I will note here that it is strange that we find it politically appropriate to make these comparisons, but only in one direction. Thus, slavery, colonialism, and genocide are debasing because it is treating humans like so much cattle, but when animal exploitation is compared to slavery, colonialism, and genocide, this is somehow offensive. Imagine if, having compared their situation in the British Empire to slavery, White Americans were suddenly offended if an enslaved person dared to compare their place on the plantation to taxation without representation! It is the insecurity of still-oppressed individuals, who interpret such a reverse comparison as lumping them in with the animals while elevating the exceptionalism of the oppressors. But the truth is that all people—rich and poor, White and Black, oppressor and oppressed—are equal in their animal-hood. It is not that we are animals and they are not; no. We are all animals.

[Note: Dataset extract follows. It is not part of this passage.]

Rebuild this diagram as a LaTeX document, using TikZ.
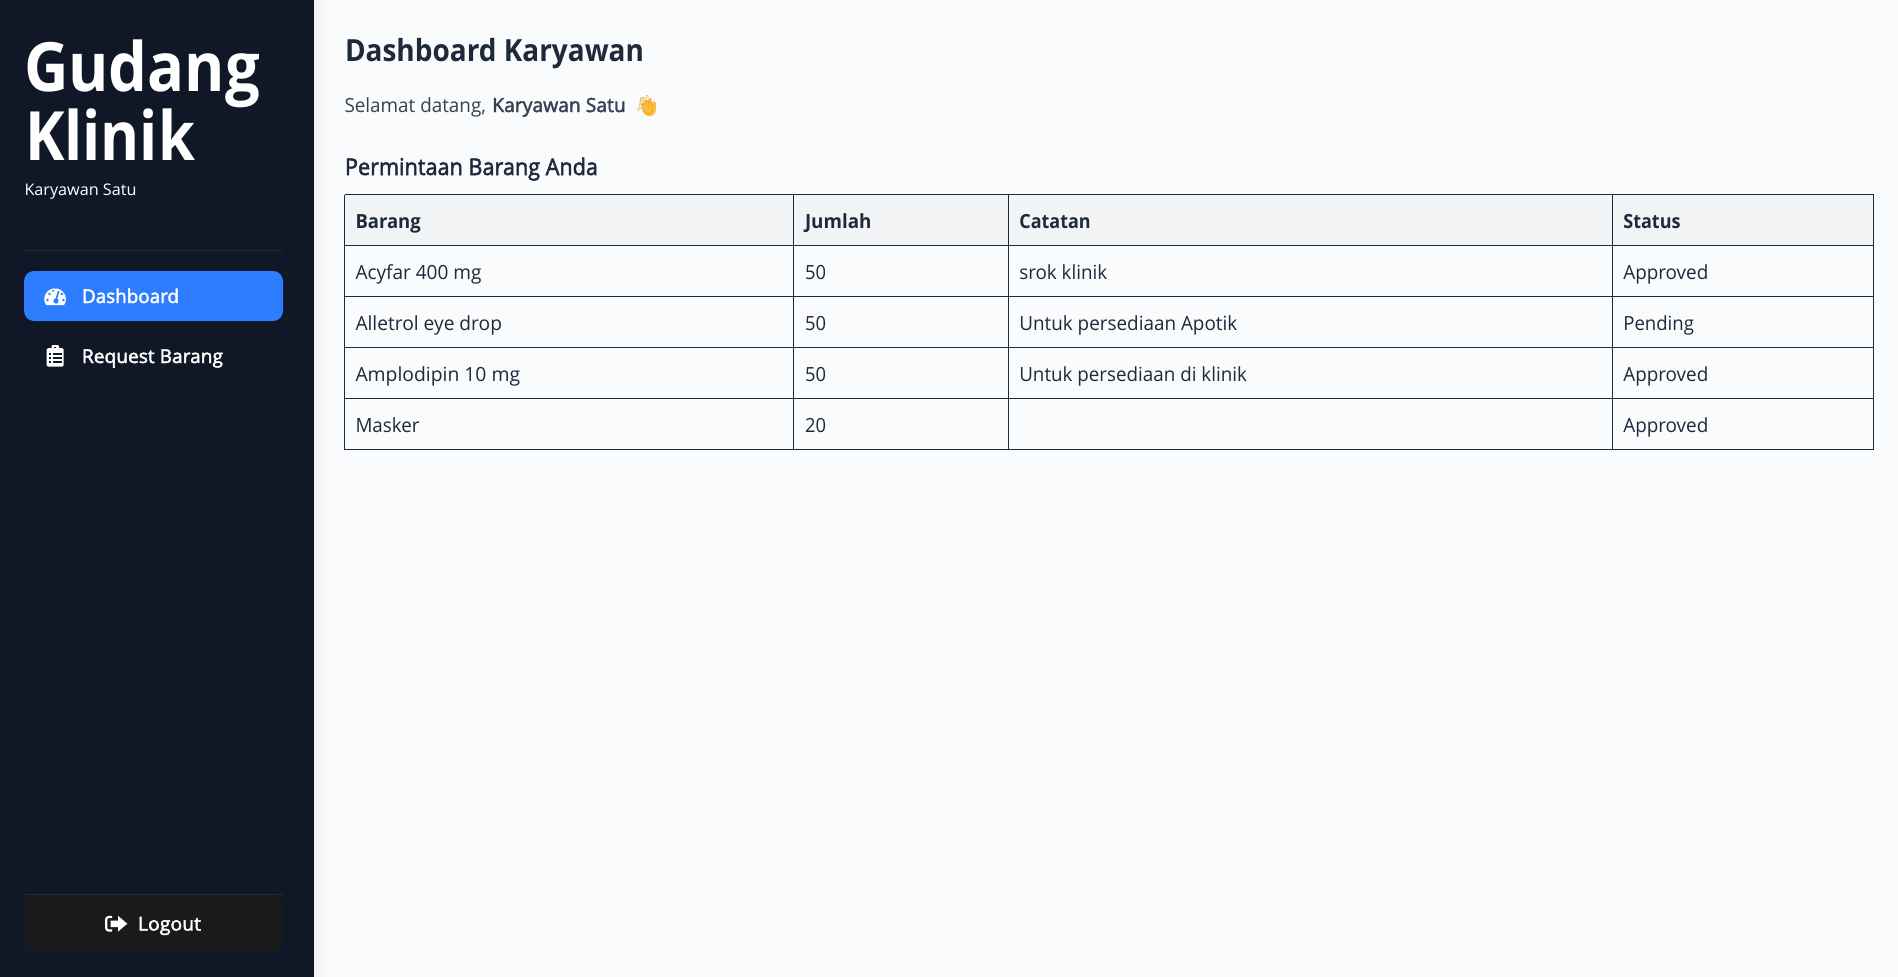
\documentclass[tikz,border=0pt]{standalone}
\usepackage{fontspec}
\usepackage{graphicx}
\setmainfont{Open Sans}
\newfontfamily\semi[FakeBold=2.2]{Open Sans}
\newfontfamily\emojifont{Noto Emoji}
\definecolor{side}{HTML}{101828}
\definecolor{mainbg}{HTML}{F9FBFD}
\definecolor{ink}{HTML}{1E293B}
\definecolor{soft}{HTML}{374151}
\definecolor{blue}{HTML}{2E7DFF}
\definecolor{logoutbg}{HTML}{1A1A1A}
\definecolor{headbg}{HTML}{F3F4F6}
\definecolor{waveyel}{HTML}{FBBF3C}
\definecolor{waveor}{HTML}{E89B1C}
\newcommand\fitw[2]{\resizebox{#1pt}{\height}{#2}}
\newcommand\cell[4]{\node[tcell,font=\fontsize{19.5pt}{23pt}\selectfont] (#1) at #2 {\fitw{#3}{#4}};}
\newcommand\hcell[4]{\node[tcell,font=\fontsize{19.5pt}{23pt}\selectfont\bfseries] (#1) at #2 {\fitw{#3}{#4}};}
\tikzset{
  txt/.style={anchor=base west,inner sep=0pt,outer sep=0pt},
  tcell/.style={txt,text=ink},
  side text/.style={txt,text=white},
  rule/.style={draw=ink,line width=1pt},
}
\begin{document}
\begin{tikzpicture}[x=1pt,y=-1pt]
\useasboundingbox (0,0) rectangle (1898,977);
\fill[mainbg] (0,0) rectangle (1898,977);
\shade[left color=black!5,right color=mainbg] (314,0) rectangle (330,977);
\fill[side] (0,0) rectangle (314,977);
% sidebar
\node[side text,font=\fontsize{68pt}{70pt}\selectfont\bfseries] (t1) at (24,91) {\fitw{236}{Gudang}};
\node[side text,font=\fontsize{68pt}{70pt}\selectfont\bfseries] (t2) at (25,160.5) {\fitw{170}{Klinik}};
\node[side text,font=\fontsize{16pt}{19pt}\selectfont] (who) at (24.5,195) {\fitw{112}{Karyawan Satu}};
\draw[ink,line width=1pt] (24,250.5) -- (283,250.5);
\fill[blue,rounded corners=10pt] (24,271) rectangle (283,321);
\node[side text,font=\fontsize{19pt}{23pt}\semi] (m1) at (82,303) {\fitw{97}{Dashboard}};
\node[side text,font=\fontsize{19pt}{23pt}\semi] (m2) at (82,363) {\fitw{141}{Request Barang}};
% gauge icon
\fill[white] (46,305) arc[start angle=147,end angle=393,radius=10.8] -- cycle;
\fill[blue] (56,301) circle(2.6);
\draw[blue,line width=1.6pt] (56,300) -- (58.7,291);
\fill[blue] (47.5,300) circle(1.4) (49.5,294) circle(1.4) (53,290.8) circle(1.1) (62,294) circle(1.4) (63.5,300) circle(1.4);
% clipboard icon
\fill[white,rounded corners=1.5pt] (46.7,348) rectangle (63.7,366.7);
\fill[white,rounded corners=1pt] (51.5,345) rectangle (59,351);
\fill[side] (54.2,346.6) rectangle (56.4,348.2);
\foreach \yy in {354,358,362}{
  \fill[side] (49.2,\yy-0.8) rectangle (51.2,\yy+0.8);
  \fill[side] (53,\yy-0.8) rectangle (61.5,\yy+0.8);
}
% logout
\draw[ink,line width=1pt] (24,894.5) -- (283,894.5);
\fill[logoutbg,rounded corners=10pt] (24,895) rectangle (283,951);
\draw[white,line width=2.2pt,rounded corners=2.5pt] (112,917) -- (106.2,917) -- (106.2,930.5) -- (112,930.5);
\fill[white] (110.5,920.5) -- (118,920.5) -- (118,915.8) -- (127.3,923.7) -- (118,931.6) -- (118,927) -- (110.5,927) -- cycle;
\node[side text,font=\fontsize{19pt}{23pt}\semi] (lo) at (138,930.5) {\fitw{63}{Logout}};
% header
\node[tcell,font=\fontsize{30.5pt}{34pt}\selectfont\bfseries] (h1) at (345,61.5) {\fitw{299}{Dashboard Karyawan}};
\node[txt,text=soft,font=\fontsize{19.5pt}{23pt}\selectfont] (s1) at (344.5,112) {\fitw{141.5}{Selamat datang,}};
\node[txt,text=soft,font=\fontsize{19.5pt}{23pt}\semi] (s2) at (492.3,112) {\fitw{133.5}{Karyawan Satu}};
% waving hand
\draw[waveyel,line width=3.6pt,line cap=round] (645,112) -- (643,104) (648,110) -- (646,101) (651,110) -- (650,100.5) (654,110) -- (654,103);
\fill[waveyel] (649.5,110) circle(6.2);
\node[txt,text=waveor,font=\fontsize{19pt}{23pt}\emojifont] (s3) at (635,111.7) {\fitw{20}{\char"1F44B}};
\node[tcell,font=\fontsize{23pt}{27pt}\semi] (h2) at (345,175) {\fitw{253}{Permintaan Barang Anda}};
% table
\fill[headbg] (344.5,194.5) rectangle (1873.5,245.5);
\foreach \yy in {194.5,245.5,296.5,347.5,398.5,449.5}{\draw[rule] (344.5,\yy) -- (1873.5,\yy);}
\foreach \xx in {344.5,793.5,1008.5,1612.5,1873.5}{\draw[rule] (\xx,194.5) -- (\xx,449.5);}
\hcell{a0}{(355.5,228)}{65.3}{Barang}
\hcell{b0}{(805,228)}{66.5}{Jumlah}
\hcell{c0}{(1019.3,228)}{71.4}{Catatan}
\hcell{d0}{(1623.3,228)}{57.3}{Status}
\cell{a1}{(355.5,279)}{126}{Acyfar 400 mg}
\cell{b1}{(805,279)}{21}{50}
\cell{c1}{(1019.3,279)}{88}{srok klinik}
\cell{d1}{(1623.3,279)}{85}{Approved}
\cell{a2}{(355.5,330)}{146.5}{Alletrol eye drop}
\cell{b2}{(805,330)}{21}{50}
\cell{c2}{(1019.3,330)}{218}{Untuk persediaan Apotik}
\cell{d2}{(1623.3,330)}{70.7}{Pending}
\cell{a3}{(355.5,381)}{164.6}{Amplodipin 10 mg}
\cell{b3}{(805,381)}{21}{50}
\cell{c3}{(1019.3,381)}{227.6}{Untuk persediaan di klinik}
\cell{d3}{(1623.3,381)}{85}{Approved}
\cell{a4}{(355.5,432)}{64}{Masker}
\cell{b4}{(805,432)}{21}{20}
\cell{d4}{(1623.3,432)}{85}{Approved}
\end{tikzpicture}
\end{document}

Thus, Wicked is an animal rights movie not only because it is literally about animal rights. By virtue of symbolically representing all oppressed groups, Wicked has—purposely or not—represented non-human animals along with them. And by choosing non-human animals as the symbol, Wicked has implicitly on some level recognized that today, it is non-human animals who bear the greatest and most neglected cruelties and injustices in our society, who form—in their world and in ours—the archetype of the Oppressed.
Denouement
Though now the plot is fully spoiled for you, I hope I’ve given some insight into why I think Wicked is such a great story and movie. Even if you’ve already watched it, I think it’s quite worth watching. And if you just read this and haven’t yet watched the movie, give it a watch! It’s really fun, and I’m sure there’s lots more to unpack than I’m able to here. For me, I’ll probably give Wicked another watch sometime—perhaps with friends. And I’ll certainly be waiting to see Wicked Part 2 this December.
P.S., happy Veganuary! Though it’s almost over, if you’re not already vegan, good news! There’s 11 other months of the year to go vegan, and the next one starts tomorrow!